Ms Jebreal is a journalist and I found the first half of the book read very much like an extended newspaper article. This section covered the lives of Hind Husseini and several of Miral's relatives. However, once I reached the story of Miral herself, the whole feel of the book changed and became much more immediate; evoking more reaction from myself as a reader.
Hind Husseini, whose school Miral attended for much of her childhood, was an amazing woman. She chanced upon 50 desperate children, orphaned and lost after their village had been ransacked in 1948. They had been dumped near the Church of the Holy Sepulcre in Jerusalem and had nowhere to go. Hind gathered them up and took them home, and it was from this event that she started a children's home. As time passed, she managed to procure some financial aid and the children's home grew to a school for nearly 2,000 girls.
Miral and her sister lost their mother when they were very young and their father felt unable to raise them alone. He brought them to Hind and they lived at the school, going home only at weekends. At first they were very homesick, but the school provided a stable base for them and Hind became like a surrogate mother to Miral.
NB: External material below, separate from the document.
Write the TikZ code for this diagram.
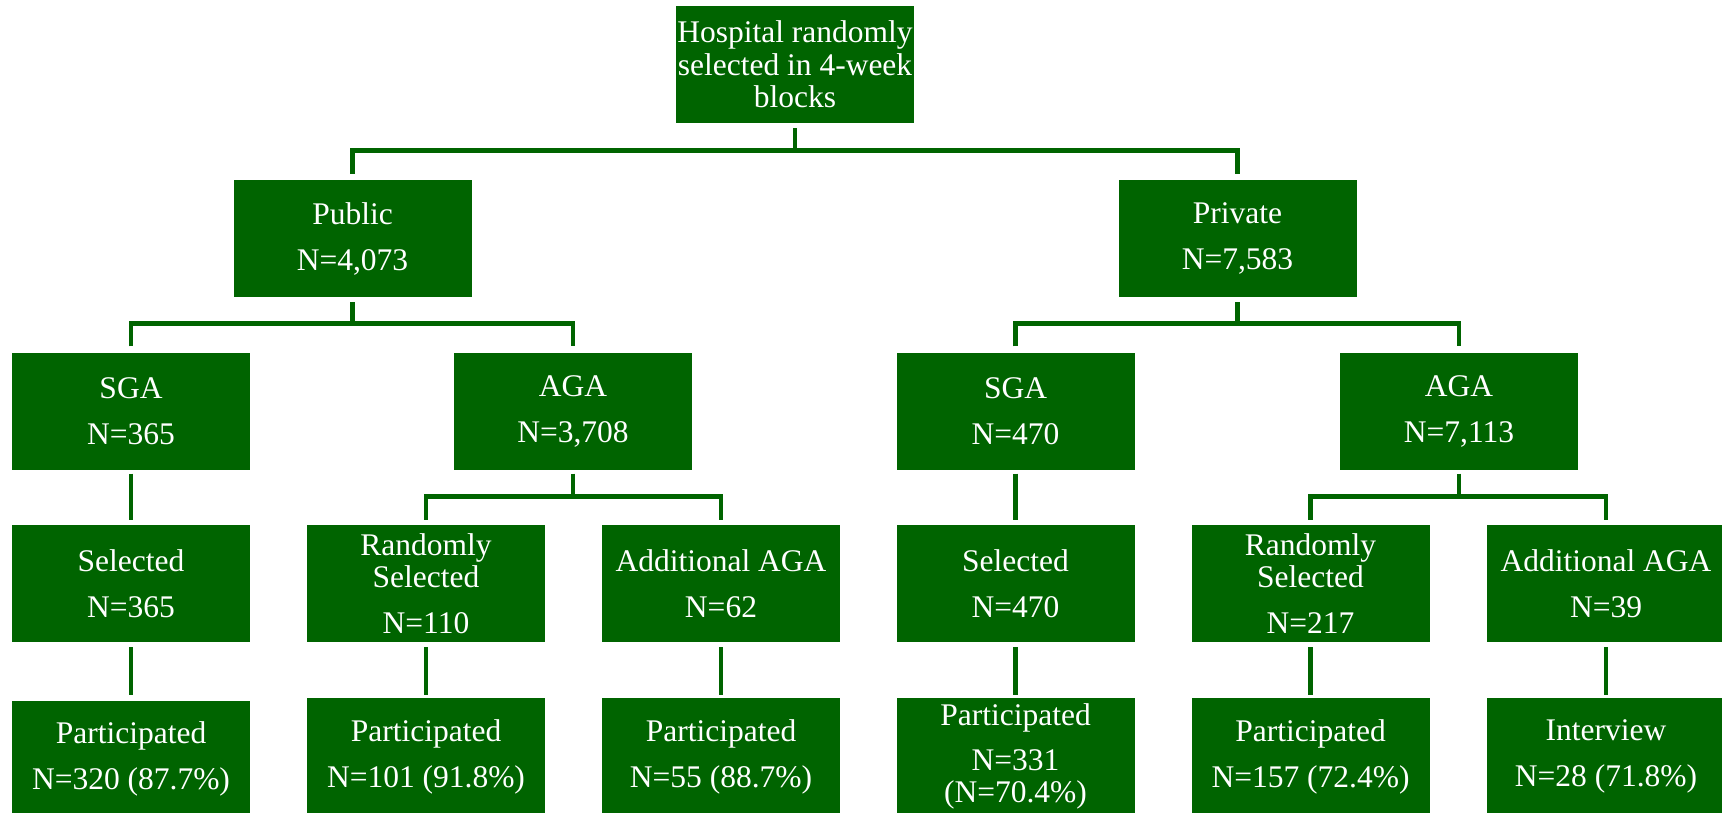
\documentclass[tikz,border=0pt]{standalone}
\usepackage{fontspec}
\setmainfont{Liberation Serif}
\definecolor{boxgreen}{RGB}{0,100,0}
\begin{document}
\begin{tikzpicture}[x=1pt,y=-1pt,
  box/.style={fill=boxgreen, draw=none, minimum width=238pt, minimum height=117pt,
    inner sep=0pt, align=center, text=white, font=\fontsize{31.5}{32.5}\selectfont},
  conn/.style={draw=boxgreen, line width=4.8pt}]
\useasboundingbox (0,0) rectangle (1722,813);
% boxes
\node[box] (top) at (795,64.5) {Hospital randomly\\selected in 4-week\\blocks};
\node[box] (pub) at (352.5,238.5) {Public\\[13.5pt]N=4,073};
\node[box] (priv) at (1237.5,238.5) {Private\\[13.5pt]N=7,583};
\node[box] (sga1) at (131,411) {SGA\\[13.5pt]N=365};
\node[box] (aga1) at (573,411) {AGA\\[13.5pt]N=3,708};
\node[box] (sga2) at (1015.5,411) {SGA\\[13.5pt]N=470};
\node[box] (aga2) at (1459,411) {AGA\\[13.5pt]N=7,113};
\node[box] (sel1) at (131,583.5) {Selected\\[13.5pt]N=365};
\node[box] (rs1) at (426,583.5) {Randomly\\Selected\\[13.5pt]N=110};
\node[box] (add1) at (721,583.5) {Additional AGA\\[13.5pt]N=62};
\node[box] (sel2) at (1015.5,583.5) {Selected\\[13.5pt]N=470};
\node[box] (rs2) at (1310.5,583.5) {Randomly\\Selected\\[13.5pt]N=217};
\node[box] (add2) at (1606,583.5) {Additional AGA\\[13.5pt]N=39};
\node[box] (par1) at (131,759) {Participated\\[13.5pt]N=320 (87.7\%)};
\node[box] (par2) at (426,756.5) {Participated\\[13.5pt]N=101 (91.8\%)};
\node[box] (par3) at (721,756.5) {Participated\\[13.5pt]N=55 (88.7\%)};
\node[box] (par4) at (1015.5,756.5) {Participated\\[12.5pt]N=331\\(N=70.4\%)};
\node[box] (par5) at (1310.5,756.5) {Participated\\[13.5pt]N=157 (72.4\%)};
\node[box] (int6) at (1606,756.5) {Interview\\[13.5pt]N=28 (71.8\%)};
% connectors: top level
\draw[conn] ([yshift=6pt]pub.north) -- ++(0,-23) coordinate (barA) -| ([yshift=6pt]priv.north);
\draw[conn] ([yshift=-5pt]top.south) -- (top.south |- barA);
% public branch
\draw[conn] ([yshift=6pt]sga1.north) -- ++(0,-23) coordinate (barB) -| ([yshift=6pt]aga1.north);
\draw[conn] ([yshift=-5pt]pub.south) -- (pub.south |- barB);
% private branch
\draw[conn] ([yshift=6pt]sga2.north) -- ++(0,-23) coordinate (barC) -| ([yshift=6pt]aga2.north);
\draw[conn] ([yshift=-5pt]priv.south) -- (priv.south |- barC);
% AGA public
\draw[conn] ([yshift=5pt]rs1.north) -- ++(0,-23) coordinate (barD) -| ([yshift=5pt]add1.north);
\draw[conn] ([yshift=-4pt]aga1.south) -- (aga1.south |- barD);
% AGA private
\draw[conn] ([yshift=5pt]rs2.north) -- ++(0,-23) coordinate (barE) -| ([yshift=5pt]add2.north);
\draw[conn] ([yshift=-4pt]aga2.south) -- (aga2.south |- barE);
% SGA straight
\draw[conn] ([yshift=-4pt]sga1.south) -- ([yshift=5pt]sel1.north);
\draw[conn] ([yshift=-4pt]sga2.south) -- ([yshift=5pt]sel2.north);
% row 4 to row 5
\draw[conn] ([yshift=-5pt]sel1.south) -- ([yshift=5pt]par1.north);
\draw[conn] ([yshift=-5pt]rs1.south) -- ([yshift=3pt]par2.north);
\draw[conn] ([yshift=-5pt]add1.south) -- ([yshift=3pt]par3.north);
\draw[conn] ([yshift=-5pt]sel2.south) -- ([yshift=3pt]par4.north);
\draw[conn] ([yshift=-5pt]rs2.south) -- ([yshift=3pt]par5.north);
\draw[conn] ([yshift=-5pt]add2.south) -- ([yshift=3pt]int6.north);
\end{tikzpicture}
\end{document}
As Miral grew and gradually became more aware of events taking place around her, she felt compelled to become more active. She helped in a refugee camp, but wanted to do more for the Palestinian struggle against the loss of their homeland. Hind did not permit her pupils to march in demonstrations so Miral had to do so illicitly. It was here that she met another activist and fell in love. However, she also had an Israeli friend, which gave the whole a much more balanced feel.
This book is marketed as fiction, in spite of the fact that the author is known to have stated that it is based on her life. From this, I would deduce that the events are factual but some of the characters and details may be fictional. This seems fair enough to me, as long as I know.
As yet I have not seen the film but I believe it is a good representation of the book and I fully intend to see it soon.
I would also recommend Mornings in Jenin by Susan Abulhawa as an excellent novel in the same genre.